Raw data:
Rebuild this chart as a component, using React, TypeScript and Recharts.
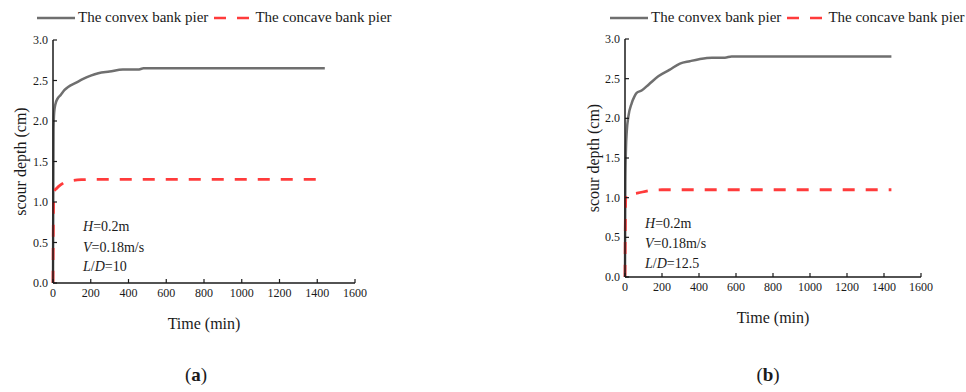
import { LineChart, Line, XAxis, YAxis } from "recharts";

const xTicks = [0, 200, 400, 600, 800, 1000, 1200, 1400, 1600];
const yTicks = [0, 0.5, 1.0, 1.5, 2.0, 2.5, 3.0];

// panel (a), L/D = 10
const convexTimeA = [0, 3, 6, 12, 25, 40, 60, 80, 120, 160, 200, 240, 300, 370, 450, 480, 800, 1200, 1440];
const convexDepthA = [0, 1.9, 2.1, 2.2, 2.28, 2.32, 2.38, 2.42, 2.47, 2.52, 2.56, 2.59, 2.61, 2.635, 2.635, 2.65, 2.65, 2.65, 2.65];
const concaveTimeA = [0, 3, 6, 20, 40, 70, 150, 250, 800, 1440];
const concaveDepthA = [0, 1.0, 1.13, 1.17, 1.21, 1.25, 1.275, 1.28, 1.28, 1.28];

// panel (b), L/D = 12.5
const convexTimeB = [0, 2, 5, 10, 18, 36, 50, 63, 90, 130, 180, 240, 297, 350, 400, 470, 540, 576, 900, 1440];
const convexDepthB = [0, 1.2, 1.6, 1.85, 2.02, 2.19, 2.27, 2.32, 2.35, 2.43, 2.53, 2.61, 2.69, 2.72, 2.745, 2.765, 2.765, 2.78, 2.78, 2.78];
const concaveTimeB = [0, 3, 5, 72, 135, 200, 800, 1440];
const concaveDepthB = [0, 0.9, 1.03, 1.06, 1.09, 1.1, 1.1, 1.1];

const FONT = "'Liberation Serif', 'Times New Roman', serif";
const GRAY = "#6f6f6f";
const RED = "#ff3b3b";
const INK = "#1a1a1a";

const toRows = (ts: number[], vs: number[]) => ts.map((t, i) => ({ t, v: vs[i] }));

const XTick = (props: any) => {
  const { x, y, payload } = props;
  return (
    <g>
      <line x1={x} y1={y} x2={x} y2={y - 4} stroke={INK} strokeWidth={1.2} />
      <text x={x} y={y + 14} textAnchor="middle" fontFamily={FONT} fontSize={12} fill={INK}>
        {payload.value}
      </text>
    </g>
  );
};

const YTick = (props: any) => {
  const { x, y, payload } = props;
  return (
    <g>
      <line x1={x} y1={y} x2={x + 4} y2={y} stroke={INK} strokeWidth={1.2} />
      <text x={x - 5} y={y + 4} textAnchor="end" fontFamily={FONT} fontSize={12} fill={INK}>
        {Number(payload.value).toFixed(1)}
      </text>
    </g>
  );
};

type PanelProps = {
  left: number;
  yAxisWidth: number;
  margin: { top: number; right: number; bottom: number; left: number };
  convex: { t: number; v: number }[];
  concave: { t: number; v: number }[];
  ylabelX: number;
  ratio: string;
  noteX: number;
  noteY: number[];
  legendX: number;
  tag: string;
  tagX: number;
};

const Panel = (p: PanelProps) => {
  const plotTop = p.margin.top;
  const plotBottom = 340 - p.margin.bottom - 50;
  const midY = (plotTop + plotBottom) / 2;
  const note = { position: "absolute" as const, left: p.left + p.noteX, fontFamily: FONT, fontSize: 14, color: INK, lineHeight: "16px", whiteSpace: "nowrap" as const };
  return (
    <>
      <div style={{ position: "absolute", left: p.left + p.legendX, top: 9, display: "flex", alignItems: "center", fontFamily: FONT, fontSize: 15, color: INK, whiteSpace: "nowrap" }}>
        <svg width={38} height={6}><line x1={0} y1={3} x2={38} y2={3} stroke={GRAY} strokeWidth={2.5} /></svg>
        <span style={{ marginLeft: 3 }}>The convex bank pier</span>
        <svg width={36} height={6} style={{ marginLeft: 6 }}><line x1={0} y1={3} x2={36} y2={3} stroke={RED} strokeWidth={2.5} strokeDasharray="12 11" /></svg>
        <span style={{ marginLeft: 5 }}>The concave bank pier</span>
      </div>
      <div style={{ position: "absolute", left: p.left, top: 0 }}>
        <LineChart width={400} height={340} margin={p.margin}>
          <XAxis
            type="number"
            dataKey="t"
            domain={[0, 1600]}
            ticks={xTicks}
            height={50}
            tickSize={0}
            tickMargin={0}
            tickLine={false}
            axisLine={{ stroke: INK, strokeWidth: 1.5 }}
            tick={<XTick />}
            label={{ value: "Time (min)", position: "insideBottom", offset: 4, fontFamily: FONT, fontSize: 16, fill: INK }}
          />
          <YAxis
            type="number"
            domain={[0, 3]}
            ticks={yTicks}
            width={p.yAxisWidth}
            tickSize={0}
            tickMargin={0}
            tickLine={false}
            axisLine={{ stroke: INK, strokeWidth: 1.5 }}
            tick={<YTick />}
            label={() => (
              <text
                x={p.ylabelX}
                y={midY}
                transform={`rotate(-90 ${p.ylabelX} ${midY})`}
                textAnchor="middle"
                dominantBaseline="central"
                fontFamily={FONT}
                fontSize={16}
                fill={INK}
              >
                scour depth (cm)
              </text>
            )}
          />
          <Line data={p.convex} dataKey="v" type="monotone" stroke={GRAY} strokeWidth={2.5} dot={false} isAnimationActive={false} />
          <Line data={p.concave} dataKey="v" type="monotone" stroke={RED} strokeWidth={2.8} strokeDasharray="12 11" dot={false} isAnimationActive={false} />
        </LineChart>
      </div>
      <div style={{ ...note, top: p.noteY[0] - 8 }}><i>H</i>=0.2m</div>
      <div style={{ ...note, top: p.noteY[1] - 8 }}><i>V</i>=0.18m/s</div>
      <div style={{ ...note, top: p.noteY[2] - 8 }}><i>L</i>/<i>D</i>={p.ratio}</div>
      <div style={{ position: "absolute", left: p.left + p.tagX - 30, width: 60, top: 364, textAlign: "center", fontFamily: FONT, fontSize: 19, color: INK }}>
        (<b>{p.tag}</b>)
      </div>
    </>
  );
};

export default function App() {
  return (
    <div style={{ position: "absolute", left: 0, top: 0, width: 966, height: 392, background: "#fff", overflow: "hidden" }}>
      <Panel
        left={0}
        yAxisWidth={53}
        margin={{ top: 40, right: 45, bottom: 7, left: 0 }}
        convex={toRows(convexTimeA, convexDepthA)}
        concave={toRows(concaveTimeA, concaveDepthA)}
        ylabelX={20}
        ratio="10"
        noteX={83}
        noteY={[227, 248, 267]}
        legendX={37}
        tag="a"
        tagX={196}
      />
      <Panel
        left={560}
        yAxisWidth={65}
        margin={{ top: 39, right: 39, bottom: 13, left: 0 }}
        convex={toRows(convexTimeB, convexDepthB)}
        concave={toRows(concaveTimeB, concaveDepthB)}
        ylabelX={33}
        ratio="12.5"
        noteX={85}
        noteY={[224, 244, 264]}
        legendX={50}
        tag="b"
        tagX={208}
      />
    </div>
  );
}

What you are asked to do:
Please reproduce the listing exactly from its opening line through the line that contains "const yTicks = [0, 0.5, 1.0, 1.5, 2.0, 2.5, 3.0];", both included, with all pictures omitted.

Exercise result:
Rebuild this chart as a component, using React, TypeScript and Recharts.
import { LineChart, Line, XAxis, YAxis } from "recharts";

const xTicks = [0, 200, 400, 600, 800, 1000, 1200, 1400, 1600];
const yTicks = [0, 0.5, 1.0, 1.5, 2.0, 2.5, 3.0];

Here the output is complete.